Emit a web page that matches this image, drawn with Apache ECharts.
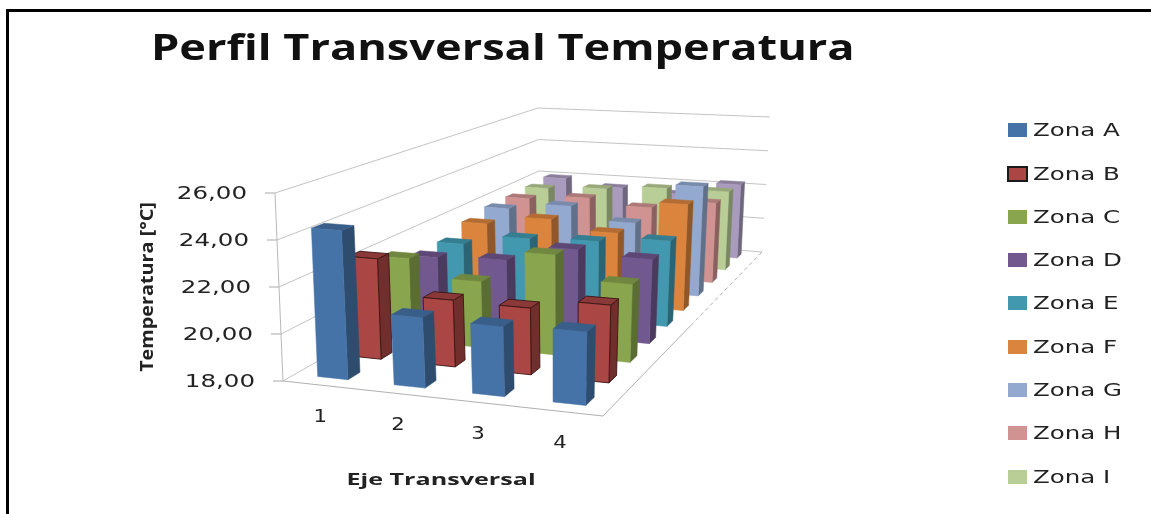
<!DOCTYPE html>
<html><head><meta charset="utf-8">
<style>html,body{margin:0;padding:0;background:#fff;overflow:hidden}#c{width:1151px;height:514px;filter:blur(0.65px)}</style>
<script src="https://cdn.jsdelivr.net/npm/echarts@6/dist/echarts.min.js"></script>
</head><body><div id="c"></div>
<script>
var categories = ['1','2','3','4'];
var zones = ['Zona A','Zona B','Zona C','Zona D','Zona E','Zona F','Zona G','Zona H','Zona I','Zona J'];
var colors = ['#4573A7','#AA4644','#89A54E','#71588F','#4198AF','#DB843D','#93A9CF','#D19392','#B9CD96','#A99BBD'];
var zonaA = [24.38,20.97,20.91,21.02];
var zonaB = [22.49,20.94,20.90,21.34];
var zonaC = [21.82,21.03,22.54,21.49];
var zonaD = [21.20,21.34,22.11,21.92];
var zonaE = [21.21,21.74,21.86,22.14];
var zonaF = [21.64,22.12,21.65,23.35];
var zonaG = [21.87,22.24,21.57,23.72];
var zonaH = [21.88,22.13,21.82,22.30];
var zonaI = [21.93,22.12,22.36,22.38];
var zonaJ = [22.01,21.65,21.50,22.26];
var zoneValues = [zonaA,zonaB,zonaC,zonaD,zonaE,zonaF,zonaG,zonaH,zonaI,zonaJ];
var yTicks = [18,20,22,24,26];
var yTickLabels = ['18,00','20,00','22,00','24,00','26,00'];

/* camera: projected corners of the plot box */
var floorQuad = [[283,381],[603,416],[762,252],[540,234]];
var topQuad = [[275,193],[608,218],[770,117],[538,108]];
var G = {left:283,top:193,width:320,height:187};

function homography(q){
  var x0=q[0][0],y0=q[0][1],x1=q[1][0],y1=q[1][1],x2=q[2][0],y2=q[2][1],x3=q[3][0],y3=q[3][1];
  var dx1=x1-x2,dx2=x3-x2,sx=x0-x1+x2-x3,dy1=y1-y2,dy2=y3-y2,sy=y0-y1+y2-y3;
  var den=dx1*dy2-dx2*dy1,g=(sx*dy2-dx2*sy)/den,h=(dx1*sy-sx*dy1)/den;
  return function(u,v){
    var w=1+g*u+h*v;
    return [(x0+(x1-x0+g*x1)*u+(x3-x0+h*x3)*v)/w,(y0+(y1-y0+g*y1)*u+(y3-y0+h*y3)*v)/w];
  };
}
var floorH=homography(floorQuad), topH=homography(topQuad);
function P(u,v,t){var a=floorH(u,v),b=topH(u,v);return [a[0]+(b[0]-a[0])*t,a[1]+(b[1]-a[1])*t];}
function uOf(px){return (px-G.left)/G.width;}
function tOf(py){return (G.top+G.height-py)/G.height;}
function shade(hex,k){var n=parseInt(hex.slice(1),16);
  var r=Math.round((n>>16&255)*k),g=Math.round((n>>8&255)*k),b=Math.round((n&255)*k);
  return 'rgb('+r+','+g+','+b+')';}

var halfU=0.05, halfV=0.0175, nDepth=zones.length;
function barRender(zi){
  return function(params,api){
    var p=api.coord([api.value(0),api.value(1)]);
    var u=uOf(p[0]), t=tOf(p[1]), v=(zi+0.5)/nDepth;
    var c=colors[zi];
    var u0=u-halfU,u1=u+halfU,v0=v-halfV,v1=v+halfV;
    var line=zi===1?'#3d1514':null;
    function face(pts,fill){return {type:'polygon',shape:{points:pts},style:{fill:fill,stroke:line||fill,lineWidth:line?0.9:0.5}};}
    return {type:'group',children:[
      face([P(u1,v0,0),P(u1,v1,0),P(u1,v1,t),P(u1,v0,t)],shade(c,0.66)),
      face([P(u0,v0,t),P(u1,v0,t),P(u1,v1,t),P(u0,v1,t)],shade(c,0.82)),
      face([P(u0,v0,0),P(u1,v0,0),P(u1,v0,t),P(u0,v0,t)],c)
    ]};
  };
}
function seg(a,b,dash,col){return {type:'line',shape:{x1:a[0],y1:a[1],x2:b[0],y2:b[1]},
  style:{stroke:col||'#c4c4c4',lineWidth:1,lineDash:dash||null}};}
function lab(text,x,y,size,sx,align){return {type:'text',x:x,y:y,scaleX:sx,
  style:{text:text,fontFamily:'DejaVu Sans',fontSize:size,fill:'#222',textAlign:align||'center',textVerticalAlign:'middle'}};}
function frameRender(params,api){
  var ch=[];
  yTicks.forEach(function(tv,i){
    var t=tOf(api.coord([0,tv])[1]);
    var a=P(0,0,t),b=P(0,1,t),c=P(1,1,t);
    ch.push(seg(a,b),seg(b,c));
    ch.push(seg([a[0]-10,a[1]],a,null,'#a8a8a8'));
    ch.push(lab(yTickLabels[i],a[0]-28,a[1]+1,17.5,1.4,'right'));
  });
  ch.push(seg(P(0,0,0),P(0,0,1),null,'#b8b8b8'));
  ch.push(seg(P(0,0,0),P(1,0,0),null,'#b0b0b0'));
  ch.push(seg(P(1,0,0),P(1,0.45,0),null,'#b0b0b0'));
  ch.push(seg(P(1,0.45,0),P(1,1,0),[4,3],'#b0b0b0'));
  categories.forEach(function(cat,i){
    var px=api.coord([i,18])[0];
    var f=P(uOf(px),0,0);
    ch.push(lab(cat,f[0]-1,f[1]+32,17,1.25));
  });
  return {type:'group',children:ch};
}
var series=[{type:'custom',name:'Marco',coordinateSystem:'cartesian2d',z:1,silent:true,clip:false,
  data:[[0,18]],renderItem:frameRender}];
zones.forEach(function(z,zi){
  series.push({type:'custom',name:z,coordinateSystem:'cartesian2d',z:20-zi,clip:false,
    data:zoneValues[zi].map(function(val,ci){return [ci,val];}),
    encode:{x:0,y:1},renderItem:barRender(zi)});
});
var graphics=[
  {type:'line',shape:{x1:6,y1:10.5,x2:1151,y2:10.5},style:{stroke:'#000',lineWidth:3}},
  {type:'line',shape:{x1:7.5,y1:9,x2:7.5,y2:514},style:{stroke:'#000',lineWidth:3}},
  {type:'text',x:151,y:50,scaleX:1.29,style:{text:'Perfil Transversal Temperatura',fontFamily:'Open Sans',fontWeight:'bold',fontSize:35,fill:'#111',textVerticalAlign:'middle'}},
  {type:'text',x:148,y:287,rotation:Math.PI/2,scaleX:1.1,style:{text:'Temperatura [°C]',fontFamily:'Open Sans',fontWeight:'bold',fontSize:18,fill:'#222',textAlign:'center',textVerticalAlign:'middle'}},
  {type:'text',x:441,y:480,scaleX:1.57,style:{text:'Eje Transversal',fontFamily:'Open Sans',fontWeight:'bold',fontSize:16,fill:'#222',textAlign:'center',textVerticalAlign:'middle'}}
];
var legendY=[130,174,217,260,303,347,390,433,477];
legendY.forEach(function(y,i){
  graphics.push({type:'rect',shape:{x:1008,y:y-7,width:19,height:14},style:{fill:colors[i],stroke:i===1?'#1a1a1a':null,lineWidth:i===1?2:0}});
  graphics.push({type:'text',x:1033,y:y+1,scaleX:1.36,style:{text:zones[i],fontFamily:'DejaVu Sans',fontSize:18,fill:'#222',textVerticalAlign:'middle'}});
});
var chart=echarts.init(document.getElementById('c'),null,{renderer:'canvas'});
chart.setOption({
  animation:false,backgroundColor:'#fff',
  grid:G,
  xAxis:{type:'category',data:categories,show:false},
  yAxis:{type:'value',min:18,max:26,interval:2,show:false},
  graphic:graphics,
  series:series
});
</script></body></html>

□ □ □

● **Stated exercise**
Repeat verbatim all the material, but not the pictures.

● **Answer to this task**
Emit a web page that matches this image, drawn with Apache ECharts.
<!DOCTYPE html>
<html><head><meta charset="utf-8">
<style>html,body{margin:0;padding:0;background:#fff;overflow:hidden}#c{width:1151px;height:514px;filter:blur(0.65px)}</style>
<script src="https://cdn.jsdelivr.net/npm/echarts@6/dist/echarts.min.js"></script>
</head><body><div id="c"></div>
<script>
var categories = ['1','2','3','4'];
var zones = ['Zona A','Zona B','Zona C','Zona D','Zona E','Zona F','Zona G','Zona H','Zona I','Zona J'];
var colors = ['#4573A7','#AA4644','#89A54E','#71588F','#4198AF','#DB843D','#93A9CF','#D19392','#B9CD96','#A99BBD'];
var zonaA = [24.38,20.97,20.91,21.02];
var zonaB = [22.49,20.94,20.90,21.34];
var zonaC = [21.82,21.03,22.54,21.49];
var zonaD = [21.20,21.34,22.11,21.92];
var zonaE = [21.21,21.74,21.86,22.14];
var zonaF = [21.64,22.12,21.65,23.35];
var zonaG = [21.87,22.24,21.57,23.72];
var zonaH = [21.88,22.13,21.82,22.30];
var zonaI = [21.93,22.12,22.36,22.38];
var zonaJ = [22.01,21.65,21.50,22.26];
var zoneValues = [zonaA,zonaB,zonaC,zonaD,zonaE,zonaF,zonaG,zonaH,zonaI,zonaJ];
var yTicks = [18,20,22,24,26];
var yTickLabels = ['18,00','20,00','22,00','24,00','26,00'];

/* camera: projected corners of the plot box */
var floorQuad = [[283,381],[603,416],[762,252],[540,234]];
var topQuad = [[275,193],[608,218],[770,117],[538,108]];
var G = {left:283,top:193,width:320,height:187};

function homography(q){
  var x0=q[0][0],y0=q[0][1],x1=q[1][0],y1=q[1][1],x2=q[2][0],y2=q[2][1],x3=q[3][0],y3=q[3][1];
  var dx1=x1-x2,dx2=x3-x2,sx=x0-x1+x2-x3,dy1=y1-y2,dy2=y3-y2,sy=y0-y1+y2-y3;
  var den=dx1*dy2-dx2*dy1,g=(sx*dy2-dx2*sy)/den,h=(dx1*sy-sx*dy1)/den;
  return function(u,v){
    var w=1+g*u+h*v;
    return [(x0+(x1-x0+g*x1)*u+(x3-x0+h*x3)*v)/w,(y0+(y1-y0+g*y1)*u+(y3-y0+h*y3)*v)/w];
  };
}
var floorH=homography(floorQuad), topH=homography(topQuad);
function P(u,v,t){var a=floorH(u,v),b=topH(u,v);return [a[0]+(b[0]-a[0])*t,a[1]+(b[1]-a[1])*t];}
function uOf(px){return (px-G.left)/G.width;}
function tOf(py){return (G.top+G.height-py)/G.height;}
function shade(hex,k){var n=parseInt(hex.slice(1),16);
  var r=Math.round((n>>16&255)*k),g=Math.round((n>>8&255)*k),b=Math.round((n&255)*k);
  return 'rgb('+r+','+g+','+b+')';}

var halfU=0.05, halfV=0.0175, nDepth=zones.length;
function barRender(zi){
  return function(params,api){
    var p=api.coord([api.value(0),api.value(1)]);
    var u=uOf(p[0]), t=tOf(p[1]), v=(zi+0.5)/nDepth;
    var c=colors[zi];
    var u0=u-halfU,u1=u+halfU,v0=v-halfV,v1=v+halfV;
    var line=zi===1?'#3d1514':null;
    function face(pts,fill){return {type:'polygon',shape:{points:pts},style:{fill:fill,stroke:line||fill,lineWidth:line?0.9:0.5}};}
    return {type:'group',children:[
      face([P(u1,v0,0),P(u1,v1,0),P(u1,v1,t),P(u1,v0,t)],shade(c,0.66)),
      face([P(u0,v0,t),P(u1,v0,t),P(u1,v1,t),P(u0,v1,t)],shade(c,0.82)),
      face([P(u0,v0,0),P(u1,v0,0),P(u1,v0,t),P(u0,v0,t)],c)
    ]};
  };
}
function seg(a,b,dash,col){return {type:'line',shape:{x1:a[0],y1:a[1],x2:b[0],y2:b[1]},
  style:{stroke:col||'#c4c4c4',lineWidth:1,lineDash:dash||null}};}
function lab(text,x,y,size,sx,align){return {type:'text',x:x,y:y,scaleX:sx,
  style:{text:text,fontFamily:'DejaVu Sans',fontSize:size,fill:'#222',textAlign:align||'center',textVerticalAlign:'middle'}};}
function frameRender(params,api){
  var ch=[];
  yTicks.forEach(function(tv,i){
    var t=tOf(api.coord([0,tv])[1]);
    var a=P(0,0,t),b=P(0,1,t),c=P(1,1,t);
    ch.push(seg(a,b),seg(b,c));
    ch.push(seg([a[0]-10,a[1]],a,null,'#a8a8a8'));
    ch.push(lab(yTickLabels[i],a[0]-28,a[1]+1,17.5,1.4,'right'));
  });
  ch.push(seg(P(0,0,0),P(0,0,1),null,'#b8b8b8'));
  ch.push(seg(P(0,0,0),P(1,0,0),null,'#b0b0b0'));
  ch.push(seg(P(1,0,0),P(1,0.45,0),null,'#b0b0b0'));
  ch.push(seg(P(1,0.45,0),P(1,1,0),[4,3],'#b0b0b0'));
  categories.forEach(function(cat,i){
    var px=api.coord([i,18])[0];
    var f=P(uOf(px),0,0);
    ch.push(lab(cat,f[0]-1,f[1]+32,17,1.25));
  });
  return {type:'group',children:ch};
}
var series=[{type:'custom',name:'Marco',coordinateSystem:'cartesian2d',z:1,silent:true,clip:false,
  data:[[0,18]],renderItem:frameRender}];
zones.forEach(function(z,zi){
  series.push({type:'custom',name:z,coordinateSystem:'cartesian2d',z:20-zi,clip:false,
    data:zoneValues[zi].map(function(val,ci){return [ci,val];}),
    encode:{x:0,y:1},renderItem:barRender(zi)});
});
var graphics=[
  {type:'line',shape:{x1:6,y1:10.5,x2:1151,y2:10.5},style:{stroke:'#000',lineWidth:3}},
  {type:'line',shape:{x1:7.5,y1:9,x2:7.5,y2:514},style:{stroke:'#000',lineWidth:3}},
  {type:'text',x:151,y:50,scaleX:1.29,style:{text:'Perfil Transversal Temperatura',fontFamily:'Open Sans',fontWeight:'bold',fontSize:35,fill:'#111',textVerticalAlign:'middle'}},
  {type:'text',x:148,y:287,rotation:Math.PI/2,scaleX:1.1,style:{text:'Temperatura [°C]',fontFamily:'Open Sans',fontWeight:'bold',fontSize:18,fill:'#222',textAlign:'center',textVerticalAlign:'middle'}},
  {type:'text',x:441,y:480,scaleX:1.57,style:{text:'Eje Transversal',fontFamily:'Open Sans',fontWeight:'bold',fontSize:16,fill:'#222',textAlign:'center',textVerticalAlign:'middle'}}
];
var legendY=[130,174,217,260,303,347,390,433,477];
legendY.forEach(function(y,i){
  graphics.push({type:'rect',shape:{x:1008,y:y-7,width:19,height:14},style:{fill:colors[i],stroke:i===1?'#1a1a1a':null,lineWidth:i===1?2:0}});
  graphics.push({type:'text',x:1033,y:y+1,scaleX:1.36,style:{text:zones[i],fontFamily:'DejaVu Sans',fontSize:18,fill:'#222',textVerticalAlign:'middle'}});
});
var chart=echarts.init(document.getElementById('c'),null,{renderer:'canvas'});
chart.setOption({
  animation:false,backgroundColor:'#fff',
  grid:G,
  xAxis:{type:'category',data:categories,show:false},
  yAxis:{type:'value',min:18,max:26,interval:2,show:false},
  graphic:graphics,
  series:series
});
</script></body></html>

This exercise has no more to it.